Even if many of those within the stadium appeared to be moneyed fans in box-fresh Brazil shirts, rather than the diehard Corinthians followers who will move in after this World Cup, the atmosphere they created once inside more than lived up to expectations.
Neither the country’s president, Dilma Rousseff, facing re-election in October and desperate for the World Cup to go with a swing, nor the president of Fifa, Sepp Blatter, felt confident enough to appear on the pitch, but they got the bird anyway.
If that was a reminder of the discord felt by large swathes of the population over the public money spent on the World Cup and Fifa’s approach, then inside they were vociferous in their backing. Before kick-off the $9m opening ceremony, which culminated with J-Lo and the rapper Pitbull emerging from a giant LED globe, had contrived to showcase the land of samba, capoeira and tropicália with a lumpen, tuneless dirge.
It was down to Scolari’s team to live up to the Brazilian tradition. Before the match, Kaká was pitchside in a No10 shirt hugging his former team-mates. His successor did not disappoint, although he could have been sent off before scoring his first goal for an elbow on Luka Modric.
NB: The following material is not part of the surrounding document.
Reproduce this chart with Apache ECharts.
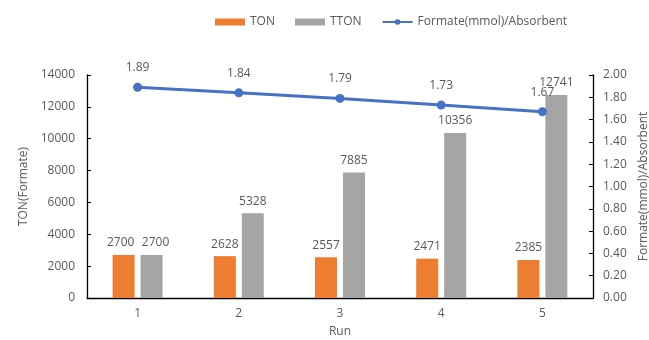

If the tendency of recent sides has been towards pragmatism at the expense of romance, Neymar at times appeared on a one-man mission to reconnect the Seleçao with their roots. They chanted his name as loudly as they booed the president. On their way back to the metro station it was the skills of Neymar and Oscar and the rough luck of Croatia that were dominating conversation rather than wider politics.
Lolling outside the stadium before the game, Croatia fans who had travelled from Chicago supped their pre-match beers and predicted a 1-1 draw. Had it not been for the referee, Yuichi Nishimura, they may have been right.
Others in red and white shirts had travelled from New York or Australia. Around them swirled fans from Sweden, Lebanon, Colombia, Australia, Venezuela, USA, Iraq and – inevitably – England. It was a welcome reminder that for all the venality of Fifa, for all the controversy and chaos that has engulfed the build-up to this World Cup, inside there was a football tournament struggling to get out.
At the centre of it is a travelling circus surrounding a team, and a ringmaster in Scolari who simply dare not disappoint. On Thursday night they, and the tournament’s troubledorganisers, cleared their first hurdle.